The deadline for submission of bids for the Shaida mineral tender was 6 August 2012. The Ministry of Mines of Afghanistan announced that on 26 November 2012, preferred bidder were selected to undertake the exploration and subsequent exploitation of Shaida Copper Mine. The selection of the preferred bidder for the mine follows an extensive process since launch in December 2011, which has been supported by transaction advisers and transparency advisers to the Ministry. The tender process for the Project is expected to culminate in the granting of an exploration license and, subject to the satisfaction of certain conditions, will lead to the granting of the requisite exploitation license.

Afghan Minerals Group (AMG) was chosen as the preferred bidder whilst Silk Road Mining & Development (SRM) was chosen as the reserve bidder. AMG has four shareholders:

- Supreme Group B.V. (67%) – a provider of logistics, supply chain and associated services, with more than 8,500 employees worldwide and group turnover of US$6 billion in 2011.
- UB Investments LLC, owned by the Khwaja family (11%) – represents multiple businesses including brands such as Black & Decker, Dewalt, D-Link, Ricoh, Sharp, Sony, Hyundai Automobiles and FedEx, owns production and storage facilities in Afghanistan and has more than 1,000 employees in Afghanistan.
- Marco Polo Holdings Ltd, owned by the Gulzar family (11%) – holds distributorships of several brand names including Kraft, Unilever, Johnson & Johnson, Philip Morris, and Toyota in Afghanistan. He also invested in a Coca-Cola bottling plant in Afghanistan.
- SAK Group FZCO, owned by Mr Haji ObaidullahSaderKhail (11%) – trades in basic food commodities and also fuel and transportation.

AMG's technical team includes Ken Haddow and David Cliff, both ex-Rio Tinto executives, and AMG have contracted Kazakhstan Minerals Company (KMC) to design and undertake their exploration and development programmes. KMC is an exploration contractor with operations throughout Russia and CIS states. KMC holds a strategic partnership with Iskander and together have a large number of drill rigs at their disposal.

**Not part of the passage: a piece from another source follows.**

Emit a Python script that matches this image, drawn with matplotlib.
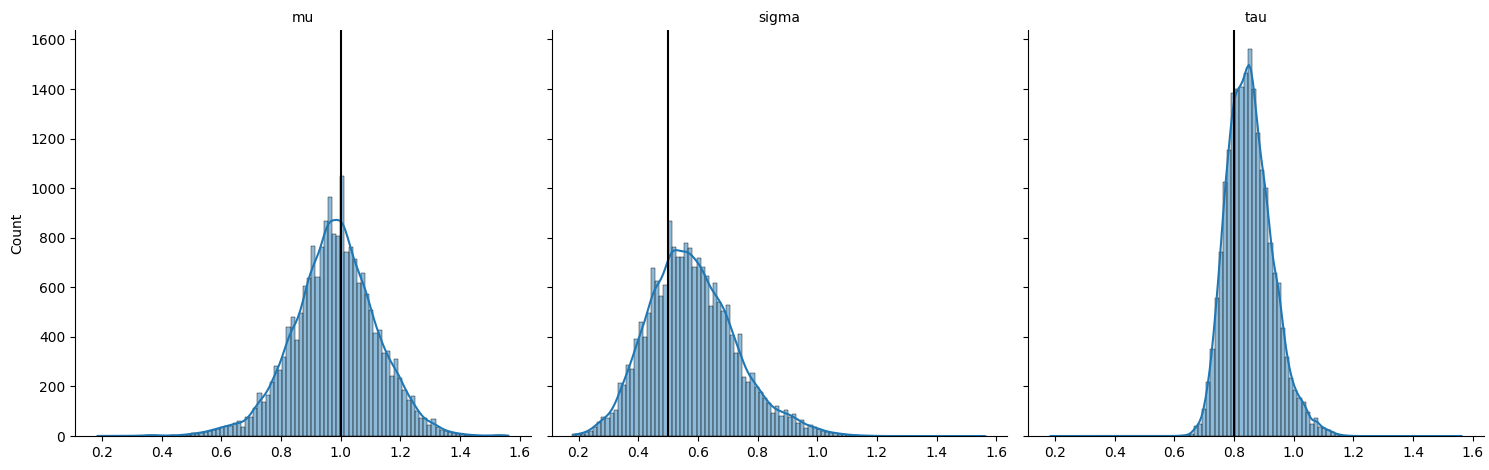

A consortium of six Indian companies, which includes four state-run companies (Hindustan Copper, Steel Authority of India Ltd, National Aluminium Co. and Mineral Exploration Corp) and two from private sector( Monnet Ispat & Energy Ltd and Jindal Steel & Power Ltd), had bid for the Shaida project. SAIL led the consortium with 26 per cent stake followed by Hindustan Copper. This bid comes in after three of the four blocks of mining rights of Hajigak iron deposits, were awarded to AFISCO (Afghan Iron and Steel Consortium), a consortium led by the Steel Authority of India (SAIL) in November 2011. The Indian preference for the Shaida project appears to be due to its location and planned connectivity. The Indian consortium was looking at this rail link to move the mined copper ore to the Iranian port of Chabahar; bypassing its reliance on Pakistan. On 26 August 2012, Deputy Foreign Ministers of India, Afghanistan and Iran met ahead of NAM Summit in Tehran to discuss the utilization of Iran's Chabahar port by the Indian consortium bidding for Shaida Copper mine. The under-construction rail link to Herat would pass some 12 kilometers from the Shaida copper mine.

After AMG fell out of the bidding process, SRM was named the leading bidder and began negotiating for the contract. However, due to various leadership changes in the Afghan Government the contractual discussions were paused. Negotiations restarted in 2018 and SRM signed an exploration contract with the MoMP on September 19, 2018. On September 26, 2019 SRM received its mining license and began exploration.